Look through the lines below and extract each one that contains "chart".

-.-.-

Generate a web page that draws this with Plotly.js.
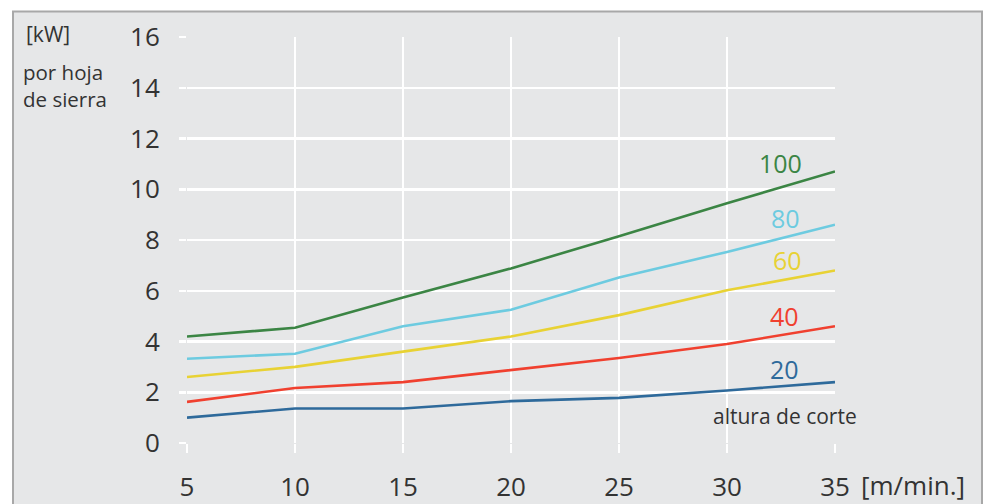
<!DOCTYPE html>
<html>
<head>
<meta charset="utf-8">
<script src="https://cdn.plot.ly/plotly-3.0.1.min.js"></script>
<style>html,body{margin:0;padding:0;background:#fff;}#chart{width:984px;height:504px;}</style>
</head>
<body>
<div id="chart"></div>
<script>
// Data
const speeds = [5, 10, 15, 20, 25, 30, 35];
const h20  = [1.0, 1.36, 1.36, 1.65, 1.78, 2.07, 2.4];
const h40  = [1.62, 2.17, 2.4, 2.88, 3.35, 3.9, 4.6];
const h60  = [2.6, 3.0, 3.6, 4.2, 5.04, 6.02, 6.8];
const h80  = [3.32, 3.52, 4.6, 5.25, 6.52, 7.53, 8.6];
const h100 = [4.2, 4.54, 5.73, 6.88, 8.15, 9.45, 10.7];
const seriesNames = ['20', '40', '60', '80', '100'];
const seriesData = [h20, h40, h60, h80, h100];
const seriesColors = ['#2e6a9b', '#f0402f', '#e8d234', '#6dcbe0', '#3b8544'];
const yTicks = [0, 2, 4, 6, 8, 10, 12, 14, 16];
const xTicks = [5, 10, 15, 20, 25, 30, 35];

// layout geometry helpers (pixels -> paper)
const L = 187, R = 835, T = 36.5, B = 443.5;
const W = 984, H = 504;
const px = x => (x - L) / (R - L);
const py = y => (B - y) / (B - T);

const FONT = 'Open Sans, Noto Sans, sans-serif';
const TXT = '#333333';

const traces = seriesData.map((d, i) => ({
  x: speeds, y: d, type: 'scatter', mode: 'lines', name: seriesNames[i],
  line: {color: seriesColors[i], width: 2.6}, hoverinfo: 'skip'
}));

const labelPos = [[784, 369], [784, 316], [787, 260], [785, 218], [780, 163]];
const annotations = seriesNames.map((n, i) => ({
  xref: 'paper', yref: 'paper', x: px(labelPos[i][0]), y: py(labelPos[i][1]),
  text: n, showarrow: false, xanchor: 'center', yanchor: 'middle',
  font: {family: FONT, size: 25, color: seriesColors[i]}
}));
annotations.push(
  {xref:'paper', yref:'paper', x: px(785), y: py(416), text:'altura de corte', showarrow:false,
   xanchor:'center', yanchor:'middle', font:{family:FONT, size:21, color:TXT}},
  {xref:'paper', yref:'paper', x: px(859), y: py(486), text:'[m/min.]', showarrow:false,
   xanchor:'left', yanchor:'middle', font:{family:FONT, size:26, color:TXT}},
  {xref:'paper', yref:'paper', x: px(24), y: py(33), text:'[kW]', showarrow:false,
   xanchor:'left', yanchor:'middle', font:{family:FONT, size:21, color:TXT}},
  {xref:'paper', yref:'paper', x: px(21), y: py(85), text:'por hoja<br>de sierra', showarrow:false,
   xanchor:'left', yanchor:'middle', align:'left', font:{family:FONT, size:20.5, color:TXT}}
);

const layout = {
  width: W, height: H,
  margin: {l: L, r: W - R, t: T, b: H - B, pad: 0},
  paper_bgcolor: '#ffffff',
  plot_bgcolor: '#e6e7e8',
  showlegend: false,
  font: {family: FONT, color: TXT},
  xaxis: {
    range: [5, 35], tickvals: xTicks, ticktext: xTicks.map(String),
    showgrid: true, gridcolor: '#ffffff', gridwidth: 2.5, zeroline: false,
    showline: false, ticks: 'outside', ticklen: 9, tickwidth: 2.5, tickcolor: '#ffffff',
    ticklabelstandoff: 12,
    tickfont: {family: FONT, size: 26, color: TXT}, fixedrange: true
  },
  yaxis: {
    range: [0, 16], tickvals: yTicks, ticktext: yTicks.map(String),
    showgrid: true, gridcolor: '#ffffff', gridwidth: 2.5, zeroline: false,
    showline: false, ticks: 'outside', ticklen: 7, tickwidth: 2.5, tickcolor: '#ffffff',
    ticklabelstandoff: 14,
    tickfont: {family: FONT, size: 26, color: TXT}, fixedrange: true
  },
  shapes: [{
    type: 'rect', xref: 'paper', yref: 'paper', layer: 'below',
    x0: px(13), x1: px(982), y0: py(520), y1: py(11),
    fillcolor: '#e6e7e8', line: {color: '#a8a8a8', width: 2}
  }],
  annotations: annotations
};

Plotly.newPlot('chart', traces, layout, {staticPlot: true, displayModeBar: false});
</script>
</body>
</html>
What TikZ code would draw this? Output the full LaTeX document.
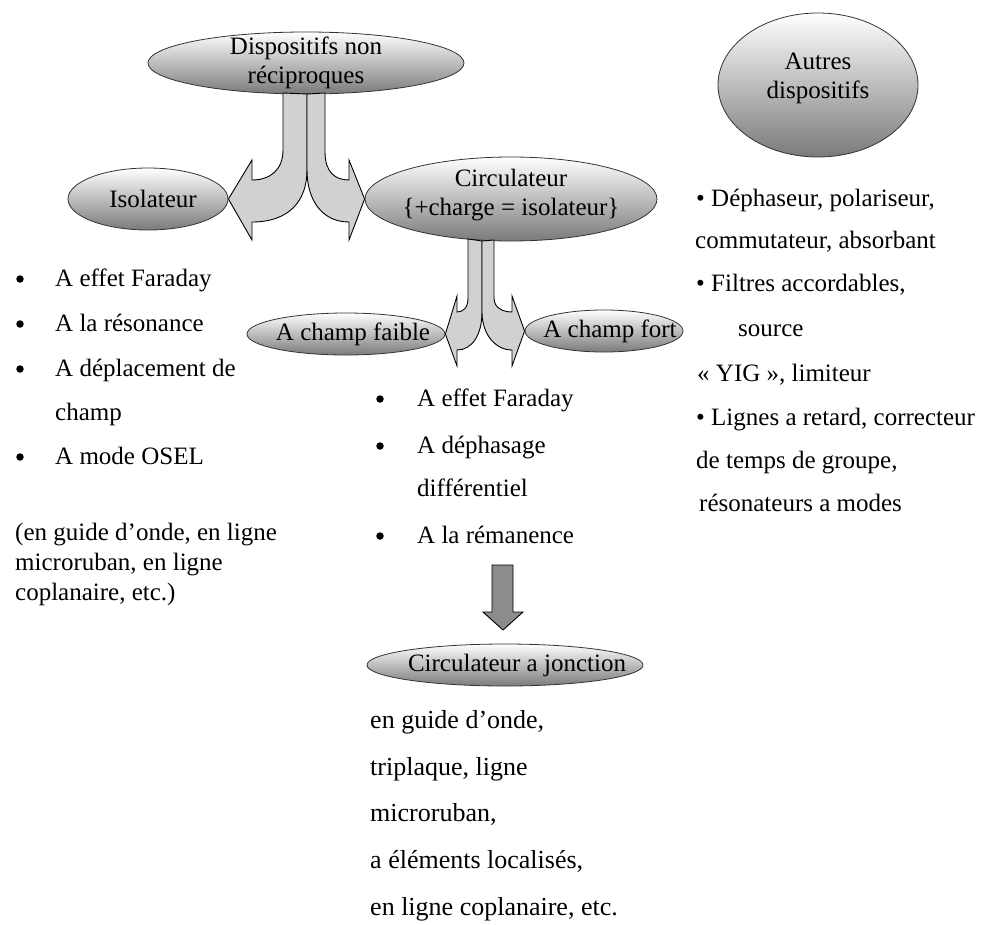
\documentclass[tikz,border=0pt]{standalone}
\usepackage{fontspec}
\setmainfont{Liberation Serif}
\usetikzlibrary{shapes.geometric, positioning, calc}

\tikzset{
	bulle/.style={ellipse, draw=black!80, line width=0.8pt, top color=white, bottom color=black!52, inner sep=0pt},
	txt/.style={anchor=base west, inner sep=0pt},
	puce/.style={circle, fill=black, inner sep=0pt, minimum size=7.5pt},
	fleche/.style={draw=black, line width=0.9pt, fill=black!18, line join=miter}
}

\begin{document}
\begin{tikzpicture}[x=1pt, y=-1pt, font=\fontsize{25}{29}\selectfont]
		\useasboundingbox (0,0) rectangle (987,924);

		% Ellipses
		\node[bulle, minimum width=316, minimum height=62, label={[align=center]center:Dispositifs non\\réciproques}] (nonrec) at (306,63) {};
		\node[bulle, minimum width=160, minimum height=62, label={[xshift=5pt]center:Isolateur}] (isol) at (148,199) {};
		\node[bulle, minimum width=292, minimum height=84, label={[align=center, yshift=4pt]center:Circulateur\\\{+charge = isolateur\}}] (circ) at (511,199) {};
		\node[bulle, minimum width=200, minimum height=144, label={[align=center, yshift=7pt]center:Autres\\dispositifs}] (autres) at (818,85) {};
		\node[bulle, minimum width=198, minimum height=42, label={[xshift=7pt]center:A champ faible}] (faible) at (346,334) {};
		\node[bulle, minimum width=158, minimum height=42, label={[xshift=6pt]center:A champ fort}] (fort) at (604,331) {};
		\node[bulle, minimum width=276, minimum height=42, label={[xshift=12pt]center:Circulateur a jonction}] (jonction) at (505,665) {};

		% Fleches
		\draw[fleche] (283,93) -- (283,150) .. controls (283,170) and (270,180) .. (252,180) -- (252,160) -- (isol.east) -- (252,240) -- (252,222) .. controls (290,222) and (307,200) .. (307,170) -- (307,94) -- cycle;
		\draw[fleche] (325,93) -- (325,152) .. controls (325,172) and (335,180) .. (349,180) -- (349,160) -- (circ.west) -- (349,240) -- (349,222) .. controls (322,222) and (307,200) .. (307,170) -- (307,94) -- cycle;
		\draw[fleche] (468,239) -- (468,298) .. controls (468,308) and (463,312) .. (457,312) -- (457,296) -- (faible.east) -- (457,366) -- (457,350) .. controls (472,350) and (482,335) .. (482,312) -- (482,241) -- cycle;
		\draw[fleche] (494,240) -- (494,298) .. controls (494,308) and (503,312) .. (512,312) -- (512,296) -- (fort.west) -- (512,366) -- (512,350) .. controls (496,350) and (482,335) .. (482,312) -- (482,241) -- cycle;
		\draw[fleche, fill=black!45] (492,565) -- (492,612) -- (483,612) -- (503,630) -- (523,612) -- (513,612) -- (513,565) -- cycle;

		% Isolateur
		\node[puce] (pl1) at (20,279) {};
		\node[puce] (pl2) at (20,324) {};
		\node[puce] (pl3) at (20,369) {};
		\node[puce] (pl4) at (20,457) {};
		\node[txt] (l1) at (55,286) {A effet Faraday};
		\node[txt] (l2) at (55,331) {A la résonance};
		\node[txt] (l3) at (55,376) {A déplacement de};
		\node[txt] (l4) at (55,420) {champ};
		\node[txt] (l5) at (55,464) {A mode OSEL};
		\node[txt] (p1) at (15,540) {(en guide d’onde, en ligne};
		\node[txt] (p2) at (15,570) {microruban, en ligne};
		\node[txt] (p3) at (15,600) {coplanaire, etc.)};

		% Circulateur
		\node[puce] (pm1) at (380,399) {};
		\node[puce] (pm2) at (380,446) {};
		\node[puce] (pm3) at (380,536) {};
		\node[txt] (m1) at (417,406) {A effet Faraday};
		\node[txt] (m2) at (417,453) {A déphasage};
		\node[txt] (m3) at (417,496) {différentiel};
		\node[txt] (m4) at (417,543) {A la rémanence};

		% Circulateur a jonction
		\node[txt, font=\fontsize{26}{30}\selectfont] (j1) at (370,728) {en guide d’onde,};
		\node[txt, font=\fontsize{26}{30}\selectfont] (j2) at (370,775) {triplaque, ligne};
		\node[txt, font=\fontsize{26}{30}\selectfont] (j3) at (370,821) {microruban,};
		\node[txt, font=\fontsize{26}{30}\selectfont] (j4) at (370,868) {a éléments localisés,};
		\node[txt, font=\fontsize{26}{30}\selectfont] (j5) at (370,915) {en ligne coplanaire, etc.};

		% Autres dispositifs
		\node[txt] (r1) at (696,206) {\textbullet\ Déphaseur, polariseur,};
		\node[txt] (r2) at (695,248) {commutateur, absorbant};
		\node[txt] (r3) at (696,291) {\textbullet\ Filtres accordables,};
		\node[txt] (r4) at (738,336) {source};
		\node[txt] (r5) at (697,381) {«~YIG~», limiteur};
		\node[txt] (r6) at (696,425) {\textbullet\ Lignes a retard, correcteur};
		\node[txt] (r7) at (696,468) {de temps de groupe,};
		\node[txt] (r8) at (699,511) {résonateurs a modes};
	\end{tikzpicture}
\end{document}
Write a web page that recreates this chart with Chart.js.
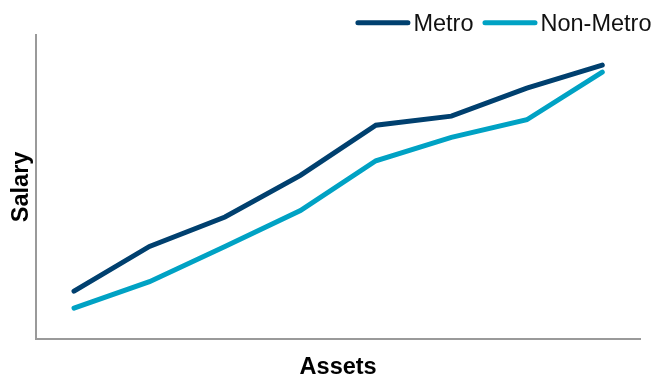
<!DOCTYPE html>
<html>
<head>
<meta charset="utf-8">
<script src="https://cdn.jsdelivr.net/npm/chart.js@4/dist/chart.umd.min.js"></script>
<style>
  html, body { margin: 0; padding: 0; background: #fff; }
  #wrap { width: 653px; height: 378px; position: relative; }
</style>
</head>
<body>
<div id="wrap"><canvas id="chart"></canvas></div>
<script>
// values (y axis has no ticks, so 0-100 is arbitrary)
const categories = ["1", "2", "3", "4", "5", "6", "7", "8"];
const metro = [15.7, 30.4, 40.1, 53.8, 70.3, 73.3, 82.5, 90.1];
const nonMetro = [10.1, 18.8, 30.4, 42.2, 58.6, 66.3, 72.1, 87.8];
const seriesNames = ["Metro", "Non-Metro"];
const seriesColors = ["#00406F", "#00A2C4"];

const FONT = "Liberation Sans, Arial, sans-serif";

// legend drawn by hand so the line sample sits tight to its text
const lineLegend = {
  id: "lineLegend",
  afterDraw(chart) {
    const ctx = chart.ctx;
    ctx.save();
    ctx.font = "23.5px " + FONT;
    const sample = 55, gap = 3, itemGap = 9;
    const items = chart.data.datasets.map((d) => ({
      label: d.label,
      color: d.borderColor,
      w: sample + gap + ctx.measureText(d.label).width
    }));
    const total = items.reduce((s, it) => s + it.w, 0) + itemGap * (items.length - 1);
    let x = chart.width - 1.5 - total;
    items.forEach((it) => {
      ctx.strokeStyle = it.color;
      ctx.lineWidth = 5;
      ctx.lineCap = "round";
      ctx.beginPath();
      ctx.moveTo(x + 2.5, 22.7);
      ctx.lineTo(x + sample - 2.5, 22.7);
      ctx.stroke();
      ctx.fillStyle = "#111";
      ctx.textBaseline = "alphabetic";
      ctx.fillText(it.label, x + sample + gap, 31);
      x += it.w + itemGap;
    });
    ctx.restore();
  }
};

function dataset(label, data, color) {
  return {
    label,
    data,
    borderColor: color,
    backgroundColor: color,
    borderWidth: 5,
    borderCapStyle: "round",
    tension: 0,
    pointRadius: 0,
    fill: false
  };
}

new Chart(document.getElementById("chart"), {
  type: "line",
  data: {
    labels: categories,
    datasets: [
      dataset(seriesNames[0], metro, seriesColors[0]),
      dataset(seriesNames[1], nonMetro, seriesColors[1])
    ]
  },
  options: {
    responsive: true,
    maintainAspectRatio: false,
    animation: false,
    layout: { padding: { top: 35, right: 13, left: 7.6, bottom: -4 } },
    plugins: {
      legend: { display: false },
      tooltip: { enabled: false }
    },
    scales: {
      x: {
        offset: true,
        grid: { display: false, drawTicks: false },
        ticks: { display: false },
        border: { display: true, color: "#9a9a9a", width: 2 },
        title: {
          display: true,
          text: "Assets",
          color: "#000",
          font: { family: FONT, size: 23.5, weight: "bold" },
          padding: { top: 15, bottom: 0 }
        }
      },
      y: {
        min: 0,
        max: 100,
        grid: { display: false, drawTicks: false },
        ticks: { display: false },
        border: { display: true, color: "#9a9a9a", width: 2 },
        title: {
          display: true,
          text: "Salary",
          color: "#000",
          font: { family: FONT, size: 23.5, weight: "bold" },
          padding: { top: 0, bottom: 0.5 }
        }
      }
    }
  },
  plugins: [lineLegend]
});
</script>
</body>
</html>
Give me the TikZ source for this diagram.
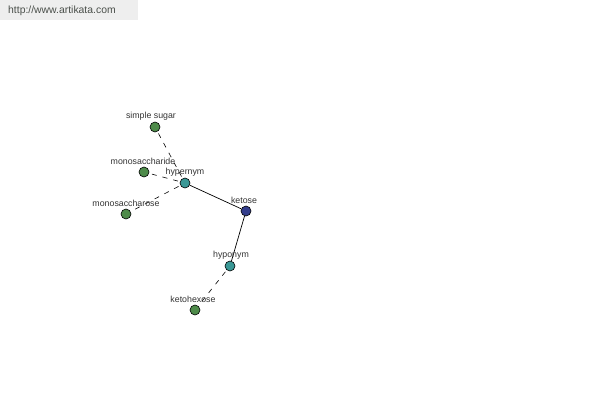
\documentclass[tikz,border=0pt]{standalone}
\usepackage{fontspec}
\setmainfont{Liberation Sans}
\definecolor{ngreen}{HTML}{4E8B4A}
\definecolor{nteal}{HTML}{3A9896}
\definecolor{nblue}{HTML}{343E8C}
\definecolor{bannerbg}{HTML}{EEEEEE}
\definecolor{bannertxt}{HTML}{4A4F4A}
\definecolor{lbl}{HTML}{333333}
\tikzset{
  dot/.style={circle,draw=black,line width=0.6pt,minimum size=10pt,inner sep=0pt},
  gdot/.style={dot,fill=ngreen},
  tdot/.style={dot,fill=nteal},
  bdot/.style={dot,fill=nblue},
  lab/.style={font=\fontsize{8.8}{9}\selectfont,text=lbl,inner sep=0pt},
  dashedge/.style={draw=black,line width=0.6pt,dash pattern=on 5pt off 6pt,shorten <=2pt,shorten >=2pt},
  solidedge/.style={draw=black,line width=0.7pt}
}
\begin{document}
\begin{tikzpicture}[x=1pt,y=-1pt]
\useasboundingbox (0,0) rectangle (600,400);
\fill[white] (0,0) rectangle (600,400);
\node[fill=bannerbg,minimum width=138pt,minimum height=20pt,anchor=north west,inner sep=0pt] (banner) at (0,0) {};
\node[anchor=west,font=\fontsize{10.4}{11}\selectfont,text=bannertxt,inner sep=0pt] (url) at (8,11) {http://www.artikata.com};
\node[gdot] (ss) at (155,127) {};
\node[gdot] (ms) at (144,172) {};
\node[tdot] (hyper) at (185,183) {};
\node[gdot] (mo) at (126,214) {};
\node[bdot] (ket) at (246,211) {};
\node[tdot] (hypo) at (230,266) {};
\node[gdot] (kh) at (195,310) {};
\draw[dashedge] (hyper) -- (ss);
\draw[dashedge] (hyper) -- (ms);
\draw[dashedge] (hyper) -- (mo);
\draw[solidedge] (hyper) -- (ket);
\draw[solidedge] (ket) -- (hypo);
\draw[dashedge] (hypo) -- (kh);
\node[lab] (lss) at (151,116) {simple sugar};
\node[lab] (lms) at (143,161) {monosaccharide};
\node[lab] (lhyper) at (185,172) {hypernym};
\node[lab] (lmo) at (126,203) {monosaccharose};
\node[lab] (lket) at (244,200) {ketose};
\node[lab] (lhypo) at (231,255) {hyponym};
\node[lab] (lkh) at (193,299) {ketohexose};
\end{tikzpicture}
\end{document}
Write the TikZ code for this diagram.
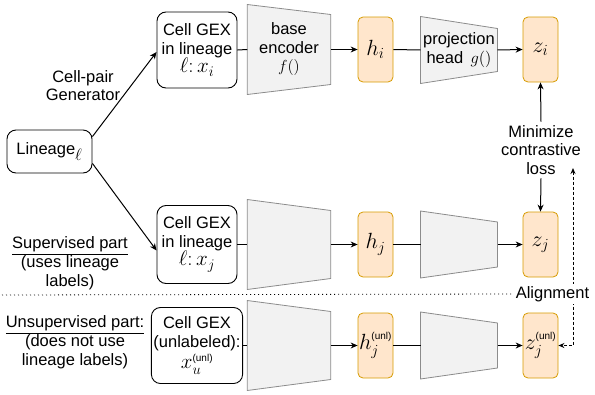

-.-.-

**Exercise output**
<style>html,body{margin:0;padding:0;background:#fff;}#chart{width:984px;height:504px;}</style>
<div id="chart"></div>
Plotly.newPlot('chart', traces, layout, {staticPlot: true, displayModeBar: false});
Write a web page that recreates this chart with Chart.js.
<script src="https://cdn.jsdelivr.net/npm/chart.js@4/dist/chart.umd.min.js"></script>
<div id="wrap"><canvas id="chart"></canvas></div>
  afterDraw(chart) {
    const ctx = chart.ctx;
    const items = chart.data.datasets.map((d) => ({
    let x = chart.width - 1.5 - total;
new Chart(document.getElementById("chart"), {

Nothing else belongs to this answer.